I think the point that most of us are making is that there is no way to replace the income tax with a revenue generating function that could fund the military, roads, and whatever else you want to put in that bucket. Even if we’re talking a most extreme example, we’re still talking about in the neighborhood of $700 billion a year (perhaps a lot more) to fulfill functions like national defense, foreign relations, roads, regulatory agencies that are clearly interstate in nature (like the FAA). Right now, tariffs make up about $25 billion in US revenue.

So, we could jack up tariffs by 30 times, and we become a North Korean-like country. Or, we could just decide to gut all those Federal functions and hope and pray that the absurdity of the Articles of Confederation is not repeated. Or invent some new tax base, which will change our economy in new ways and there might be constitutional issues (not sure, never thought about it.)

There are plenty of other tax structures that could provide the revenue. Some of them might be better. We could use sales taxes, value added taxes, property taxes, wealth taxes, corporate taxes, or just shift the tax burden to the states to collect whatever way they want. Obviously a lot of people would be unhappy with any change to the system, so even though everybody is unhappy with the system we have, very few are actually willing to risk a change which doesn’t specifically benefit them. But there are plenty of possible changes. Cutting out income tax revenue without replacing it with another source is a total non-starter.

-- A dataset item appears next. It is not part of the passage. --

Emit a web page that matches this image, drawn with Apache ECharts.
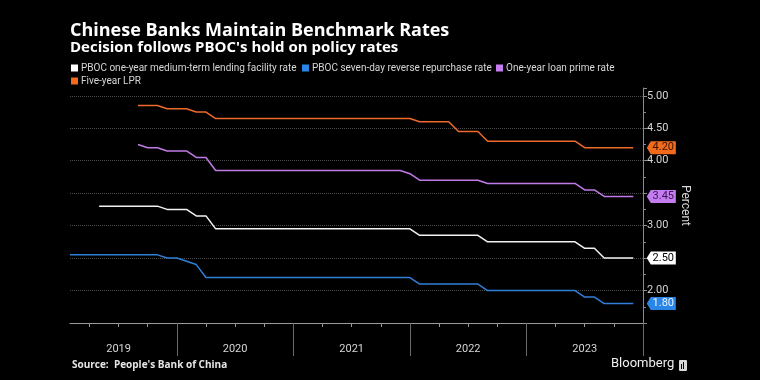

Of course there’s a way to generate the revenue currently generated by the income tax. A broad-based sales tax or value-added tax would work just as well, arguably better in some ways. You don’t pay taxes when you earn your income, you pay taxes when you spend your income. Plenty of countries use this system.

Of course, we’d have to on average take in the exact same amount of government revenue, and so the average tax bill for the average citizen would be on average the same. If your goal is to cut revenue, you don’t need to abolish the income tax, you just need to lower it. The hard part is cutting spending, not cutting taxes. It’s very easy for governments to pay for spending via borrowing rather than taxation, which is why the “Starve the Beast” theory is nonsense.

Because there are powers that are inherently macro. That’s what the Constitution recognized.

It is inefficient for everyone to buy groceries and cook in their homes. The most efficient model is centralized feeding centers, where citizens come and get fed, nutritiously and efficiently. Does the efficiency matter to you in this case?

I don’t consider your example efficient or convenient at all. Just to flesh that idea out a little, either there will be prescribed meal times or food will be wasted since it’ll have to be cooked and kept hot all day. What about people with allergies? Or people who plain just don’t like meatballs on meatball day? Or vegetarians?

How does this compare to, for example, the IRS?

So looking at the chart I linked to, tariffs were historically only about 50% of our economy. What was the other half before 1913?

And while I do not advocate eliminating personal income tax completely, I think that the OP’s question does call for a discussion of:
Whether or not the current Keynesian-based bloated federal government can be significantly trimmed, especially if revenue is lowered. Notice the “can”. Some on this board I think hold that reduction in spending in any significant amount would kill off the economy to almost apocalypic standards.
Whether or not there are other ways to generate money other than personal income tax. This site would indicate that personal income tax is about 50% of the tax burden, payroll tax is about 40% and corporate tax is less than 10%. Seems radically disproportionate to me.

You say that on the most austere budget, the country needs $700B/yr. Payroll and corporate tax is currently at $975B and pro rated out means the country will bring in $2.5T in taxes on that basis alone.